И вот первый парадокс, с которым я хотел бы поделиться. Есть понятная для всех история: медиа борются за клики, если мы говорим про интернет. Телевидение борется за рейтинги, газеты — за тиражи. И это только отчасти правда. Бывают ситуации, когда вы видите очень противную кровавую новость, когда происходит то, что вы всей душой ненавидите, когда отрабатывается теракт и какая-нибудь катастрофа, и журналисты начинают вытягивать фотографии людей из социальных сетей, показывая, какими они были, пока, допустим, не разбились в этом самолете. Журналисты не борются в этот момент за клики, чтобы заработать денег. Это смешно — думать, что на ста тысячах просмотрах, которые соберёт конкретная новость, издание сильно разбогатеет. Нет, это просто нездоровый азарт. И это то профессиональное искажение, которое есть у журналистов. Которое, мне кажется, каждый журналист, каждый новостник должен в себе подавлять. Помогают подавлять эти искажения простые ситуации, простые отрезвляющие моменты, когда ты понимаешь, что за твоими новостями, за сводкой криминальной хроники — живые люди.

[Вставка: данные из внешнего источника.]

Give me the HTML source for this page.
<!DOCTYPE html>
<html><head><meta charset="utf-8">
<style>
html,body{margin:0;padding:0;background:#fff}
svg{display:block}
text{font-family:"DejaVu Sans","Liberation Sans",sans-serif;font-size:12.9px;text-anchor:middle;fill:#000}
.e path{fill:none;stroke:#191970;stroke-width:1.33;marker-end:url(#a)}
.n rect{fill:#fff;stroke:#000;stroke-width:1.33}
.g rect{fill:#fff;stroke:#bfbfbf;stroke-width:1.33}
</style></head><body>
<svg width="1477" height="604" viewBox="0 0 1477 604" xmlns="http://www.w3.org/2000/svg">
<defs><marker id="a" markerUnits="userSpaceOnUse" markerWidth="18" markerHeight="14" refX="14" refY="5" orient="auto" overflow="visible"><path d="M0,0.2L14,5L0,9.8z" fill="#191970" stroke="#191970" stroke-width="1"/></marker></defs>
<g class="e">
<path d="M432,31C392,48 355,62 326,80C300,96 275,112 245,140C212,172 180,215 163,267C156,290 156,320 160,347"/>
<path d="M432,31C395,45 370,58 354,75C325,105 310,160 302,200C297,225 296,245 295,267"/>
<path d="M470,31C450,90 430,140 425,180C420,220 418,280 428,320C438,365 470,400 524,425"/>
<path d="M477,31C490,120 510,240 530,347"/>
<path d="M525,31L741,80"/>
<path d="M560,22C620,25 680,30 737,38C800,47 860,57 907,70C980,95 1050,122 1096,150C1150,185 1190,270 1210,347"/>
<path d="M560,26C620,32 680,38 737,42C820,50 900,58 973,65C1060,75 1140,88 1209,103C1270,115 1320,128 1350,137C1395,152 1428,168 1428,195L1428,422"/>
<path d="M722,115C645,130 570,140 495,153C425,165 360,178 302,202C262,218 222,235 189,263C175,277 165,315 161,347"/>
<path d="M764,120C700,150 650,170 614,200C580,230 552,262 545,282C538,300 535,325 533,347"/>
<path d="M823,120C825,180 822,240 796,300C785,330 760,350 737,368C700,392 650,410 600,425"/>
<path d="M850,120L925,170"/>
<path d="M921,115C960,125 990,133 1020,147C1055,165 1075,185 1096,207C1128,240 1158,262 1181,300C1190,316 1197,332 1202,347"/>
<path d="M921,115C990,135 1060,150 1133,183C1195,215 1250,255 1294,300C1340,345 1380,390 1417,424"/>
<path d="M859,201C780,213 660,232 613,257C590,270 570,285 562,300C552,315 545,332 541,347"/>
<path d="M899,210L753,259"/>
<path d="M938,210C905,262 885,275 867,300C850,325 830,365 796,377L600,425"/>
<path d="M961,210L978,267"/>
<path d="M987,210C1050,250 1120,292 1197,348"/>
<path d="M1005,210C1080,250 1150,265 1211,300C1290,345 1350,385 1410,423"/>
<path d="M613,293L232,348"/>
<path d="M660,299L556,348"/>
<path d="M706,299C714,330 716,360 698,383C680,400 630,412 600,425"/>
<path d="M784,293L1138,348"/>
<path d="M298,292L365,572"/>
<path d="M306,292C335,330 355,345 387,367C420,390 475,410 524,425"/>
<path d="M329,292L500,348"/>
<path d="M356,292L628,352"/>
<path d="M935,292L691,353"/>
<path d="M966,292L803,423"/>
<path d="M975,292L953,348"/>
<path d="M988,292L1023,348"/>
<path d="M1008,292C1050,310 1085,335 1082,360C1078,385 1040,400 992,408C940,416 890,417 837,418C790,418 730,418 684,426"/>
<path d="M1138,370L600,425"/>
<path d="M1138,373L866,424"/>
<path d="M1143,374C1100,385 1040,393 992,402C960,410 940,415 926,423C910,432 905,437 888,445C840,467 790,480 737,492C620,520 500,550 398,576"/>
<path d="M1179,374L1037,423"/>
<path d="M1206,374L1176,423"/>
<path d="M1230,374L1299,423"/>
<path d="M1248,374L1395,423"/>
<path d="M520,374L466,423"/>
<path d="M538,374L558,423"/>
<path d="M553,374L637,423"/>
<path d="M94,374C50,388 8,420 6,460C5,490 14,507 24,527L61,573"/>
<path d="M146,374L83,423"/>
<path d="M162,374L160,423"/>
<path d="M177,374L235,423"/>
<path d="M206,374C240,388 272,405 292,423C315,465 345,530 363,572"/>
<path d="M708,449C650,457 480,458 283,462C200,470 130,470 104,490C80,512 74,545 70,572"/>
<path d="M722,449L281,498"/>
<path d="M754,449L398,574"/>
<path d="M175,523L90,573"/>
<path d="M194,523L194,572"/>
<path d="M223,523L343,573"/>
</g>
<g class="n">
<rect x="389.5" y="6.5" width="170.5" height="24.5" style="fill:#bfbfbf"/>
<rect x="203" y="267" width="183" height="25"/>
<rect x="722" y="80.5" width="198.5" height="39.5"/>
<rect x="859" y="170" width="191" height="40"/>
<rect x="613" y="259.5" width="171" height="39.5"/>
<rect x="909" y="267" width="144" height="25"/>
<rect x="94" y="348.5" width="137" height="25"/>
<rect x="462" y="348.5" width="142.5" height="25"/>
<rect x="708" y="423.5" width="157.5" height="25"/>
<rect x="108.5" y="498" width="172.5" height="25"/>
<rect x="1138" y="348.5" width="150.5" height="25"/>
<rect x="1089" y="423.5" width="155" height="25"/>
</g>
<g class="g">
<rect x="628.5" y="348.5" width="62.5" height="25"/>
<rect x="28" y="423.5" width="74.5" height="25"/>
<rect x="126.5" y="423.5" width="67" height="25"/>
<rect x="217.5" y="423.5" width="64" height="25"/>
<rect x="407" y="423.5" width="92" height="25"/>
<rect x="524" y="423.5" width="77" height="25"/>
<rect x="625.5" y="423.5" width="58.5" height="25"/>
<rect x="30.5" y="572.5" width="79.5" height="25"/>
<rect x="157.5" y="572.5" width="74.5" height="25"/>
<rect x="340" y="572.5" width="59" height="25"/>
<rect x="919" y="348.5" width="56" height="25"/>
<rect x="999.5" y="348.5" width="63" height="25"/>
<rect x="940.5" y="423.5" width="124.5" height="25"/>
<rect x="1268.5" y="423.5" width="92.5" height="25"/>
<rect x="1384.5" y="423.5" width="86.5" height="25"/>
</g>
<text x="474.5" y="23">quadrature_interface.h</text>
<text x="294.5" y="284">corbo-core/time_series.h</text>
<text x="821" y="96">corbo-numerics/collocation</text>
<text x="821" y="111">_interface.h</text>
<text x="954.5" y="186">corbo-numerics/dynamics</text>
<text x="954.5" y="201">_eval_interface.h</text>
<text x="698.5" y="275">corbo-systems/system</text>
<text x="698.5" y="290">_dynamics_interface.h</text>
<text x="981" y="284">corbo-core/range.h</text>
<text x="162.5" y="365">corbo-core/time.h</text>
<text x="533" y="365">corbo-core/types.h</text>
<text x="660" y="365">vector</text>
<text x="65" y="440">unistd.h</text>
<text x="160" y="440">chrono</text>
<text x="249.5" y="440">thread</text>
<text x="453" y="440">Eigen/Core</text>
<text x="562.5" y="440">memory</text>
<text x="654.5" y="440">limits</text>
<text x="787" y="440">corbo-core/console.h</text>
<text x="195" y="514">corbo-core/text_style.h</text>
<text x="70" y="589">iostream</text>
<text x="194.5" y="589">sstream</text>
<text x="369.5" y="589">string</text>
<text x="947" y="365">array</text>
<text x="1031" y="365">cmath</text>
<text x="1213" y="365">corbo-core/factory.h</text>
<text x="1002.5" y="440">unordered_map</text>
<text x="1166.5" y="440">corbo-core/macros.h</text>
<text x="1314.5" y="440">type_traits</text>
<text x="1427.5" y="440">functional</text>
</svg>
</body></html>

Я хотел бы в двух словах рассказать историю, которая меня ошарашила. Этой осенью наш очень талантливый журналист дежурил на новостях и выпустил новость о том, что два петербуржца спрыгнули с моста, и один из них утонул. И в тизере новости во Вконтакте было написано что-то вроде: «Экстремалы нашлись через пару часов». То есть у нашего журналиста просто произошел какой-то этический сбой в этот момент, и он подал новость примерно так, как подают новости плохие региональные сайты, которые называют подобные новости «мякоткой». Вот есть такой термин, извините. Так это называется между циничными новостниками. Мы стараемся этого избегать, но иногда такое случается. И самое страшное, что никто из нашей редакции не обратил на это внимание.

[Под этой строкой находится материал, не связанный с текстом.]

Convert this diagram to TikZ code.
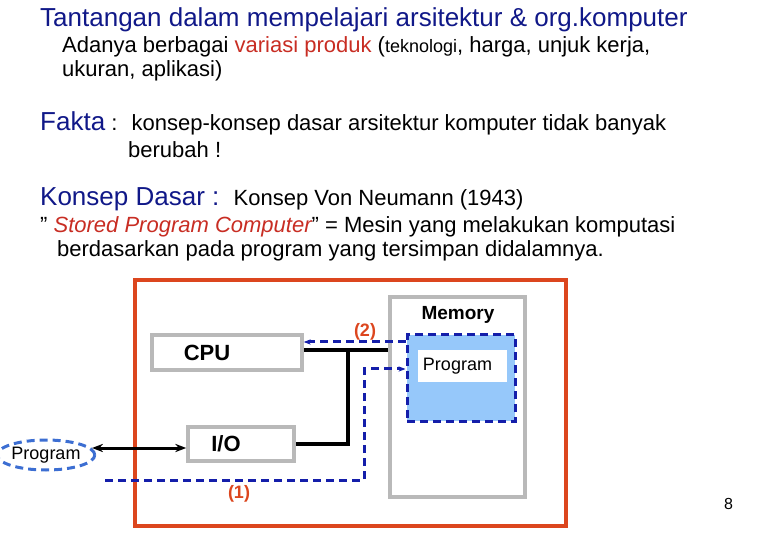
\documentclass[tikz,border=0pt]{standalone}
\usepackage{fontspec}
\setmainfont{Liberation Sans}
\usetikzlibrary{arrows.meta,shapes.geometric}
\definecolor{rd}{RGB}{220,70,30}
\definecolor{tr}{RGB}{200,45,35}
\definecolor{db}{RGB}{20,30,170}
\definecolor{lb}{RGB}{150,200,250}
\definecolor{eb}{RGB}{60,110,210}
\definecolor{gr}{RGB}{185,185,185}
\begin{document}
\begin{tikzpicture}[x=1pt,y=-1pt,
  txt/.style={anchor=base west,inner sep=0pt},
  gbox/.style={draw=gr,line width=3.5pt,fill=white},
  bus/.style={line width=4pt},
  dsh/.style={db,line width=3pt,dash pattern=on 8pt off 5pt}]
\useasboundingbox (0,0) rectangle (780,540);
\node[txt,font=\fontsize{26}{26}\selectfont,text=db!80!black] (t1) at (40,27) {Tantangan dalam mempelajari arsitektur \& org.komputer};
\node[txt,font=\fontsize{22}{22}\selectfont] (t2) at (62,53) {Adanya berbagai \textcolor{tr}{variasi produk} ({\fontsize{18}{18}\selectfont teknologi}, harga, unjuk kerja,};
\node[txt,font=\fontsize{22}{22}\selectfont] (t3) at (62,77) {ukuran, aplikasi)};
\node[txt,font=\fontsize{22}{22}\selectfont] (t4) at (40,131) {\textcolor{db!80!black}{\fontsize{26}{26}\selectfont Fakta} : \ konsep-konsep dasar arsitektur komputer tidak banyak};
\node[txt,font=\fontsize{22}{22}\selectfont] (t5) at (128,158) {berubah !};
\node[txt,font=\fontsize{22}{22}\selectfont] (t6) at (40,206) {\textcolor{db!80!black}{\fontsize{26}{26}\selectfont Konsep Dasar :} \ Konsep Von Neumann (1943)};
\node[txt,font=\fontsize{22}{22}\selectfont] (t7) at (40,233) {” \textcolor{tr}{\itshape Stored Program Computer}” = Mesin yang melakukan komputasi};
\node[txt,font=\fontsize{22}{22}\selectfont] (t8) at (57,257) {berdasarkan pada program yang tersimpan didalamnya.};
\node[txt,font=\fontsize{16}{16}\selectfont] (pg) at (724,509) {8};

\draw[rd,line width=4pt] (135,280) rectangle (566,526);
\node[gbox,minimum width=135pt,minimum height=200pt] (mem) at (457.5,397) {};
\node[font=\bfseries\fontsize{19}{19}\selectfont] (meml) at (458,315) {Memory};
\node[draw=db,fill=lb,line width=3pt,dash pattern=on 8pt off 5pt,minimum width=108pt,minimum height=86pt] (prg) at (461,378) {};
\node[fill=white,minimum width=89pt,minimum height=32pt,font=\fontsize{18}{18}\selectfont] (prgl) at (462.5,366) {\hspace*{-10pt}Program};
\node[gbox,minimum width=150pt,minimum height=35pt,font=\bfseries\fontsize{22}{22}\selectfont] (cpu) at (227,352.5) {\hspace*{-40pt}CPU};
\node[gbox,minimum width=106pt,minimum height=34pt,font=\bfseries\fontsize{22}{22}\selectfont] (io) at (241,444) {\hspace*{-30pt}I/O};
\node[draw=eb,line width=3pt,dash pattern=on 8pt off 5pt,ellipse,minimum width=88pt,minimum height=30pt,inner sep=0pt,font=\fontsize{18}{18}\selectfont] (ext) at (46,455) {Program};

\coordinate (bj) at (348,350);
\draw[bus] (cpu.east|-bj) -- (mem.west|-bj);
\draw[bus] (bj) -- (348,444) -- (io.east);
\draw[line width=3pt,{Stealth[length=11pt]}-{Stealth[length=11pt]}] (92,448) -- (io.west|-0,448);
\draw[dsh,-{Stealth[length=7pt]}] (prg.west|-0,342) -- (cpu.east|-0,342);
\coordinate (d1) at (105,480);
\draw[dsh,-{Stealth[length=7pt]}] (d1) -- (364,480) -- (364,369) -- (prg.west|-0,369);
\node[text=rd,font=\bfseries\fontsize{18}{18}\selectfont] (l2) at (365,332) {(2)};
\node[text=rd,font=\bfseries\fontsize{18}{18}\selectfont] (l1) at (239,494) {(1)};
\end{tikzpicture}
\end{document}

Через несколько дней я получаю сообщение от своей дальней знакомой, которая пишет мне достаточно длинный текст о том, что мы, извините, охренели, что нельзя так писать. И поскольку я эту девушку уважаю и в принципе такие сообщения стараюсь прочитывать и рефлексировать, я подумал, что нужно разобраться, в чём дело. Может быть, мы и правда «охренели».
И вот я в делах кручусь, не читаю сообщение, читаю только на следующий день. И обращаю внимание на фразу в конце: «...к тому же этого экстремала мы с тобой оба знаем». И я ей пишу: «Да, ты права. Вне зависимости от того, знаем ли мы этого человека, я согласен. Мы обсудим это внутри». Потом выяснилось, что этот человек — это наш добрый знакомый, очень хороший молодой учёный, который приезжал из Африки на пару дней в Петербург. И за пару часов до того, как этот парень утонул, я встретил его в баре «Хроники». Он провожал нашего бывшего шеф-редактора, и я попросил его выступить у нас на Science Slam весной:
— Да, здорово, я давно хотел тебе написать.
— Да, здорово, Женя, как замечательно.
И мы распрощались, и его не стало через пару часов. И за любой новостью про какой-то несчастный случай стоит вот такой Женя или Саша, Петя — чей-то друг. И об этом новостники забывают, потому что помнить об этом невозможно.
Буквально вчера читал на Republic расшифровку лекции редактора Financial Times, который рассуждает про факт-чекинг, про те меры, которые принимает Facebook сейчас. И этот, как мне кажется, классный профессионал говорит, что факт-чекинг в том виде, в котором мы его хотим встречать в своей читательской практике, не работает. Это скучно. Потому что факт-чекинг — это длинный разбор. Чтобы прочитать проверенный материал, вам нужно потратить 5-10 минут. И нужно потратить 10 секунд, чтобы прочитать фейковую новость, которая, как правило, сильно эмоциональная, давит на всевозможные болевые точки, которые у каждого из нас есть. И кроме того, что мы сами не хотим тратить на это время.
Мы соглашаемся с теми новостями, которые кажутся близкими нам, нашей идеологии, нашему мировоззрению. Это на самом деле следствие алгоритмов социальных сетей, которые показывают нам то, что нам нравится. И следствием наших осознанных выборов является то, что мы подписываемся на тех людей и СМИ, которые пишут то, с чем мы согласны.
И я хочу рассказать вторую историю. Мы делали материал о добровольцах, которые вернулись с войны на Украине. Они вернулись год назад и сейчас работают в петербурге: кто в булочной, кто в ЖЭКе, кто-то бизнесом своим продолжает заниматься. И мы поговорили с этими людьми, они рассказали о себе. Мы хотели показать, что люди, которые делают осознанный идеологический выбор, возможно, несут за него ответственность. Женщина-снайпер рассказывает, что всегда хотела быть военной, съездила на войну, а сейчас печёт булочки.
И мы увидели кучу комментариев от наших читателей, что это преступники. Что мы должны были написать, что это преступники. Мало того, что об этом вообще нельзя писать, потому что журналисты не имеют права объявлять кого-то преступником без решения суда, но это ещё и не очень этично. Потому что ты говоришь с источником, ты говоришь с героем, ты говоришь с живым человеком, каким бы он ни был, а потом его подставляешь.
И для меня было большим сюрпризом, что люди просто не воспринимают других точек зрения, отличных от своих. Человек ждёт подтверждения своих точек зрения. Вот вторая такая большая проблема.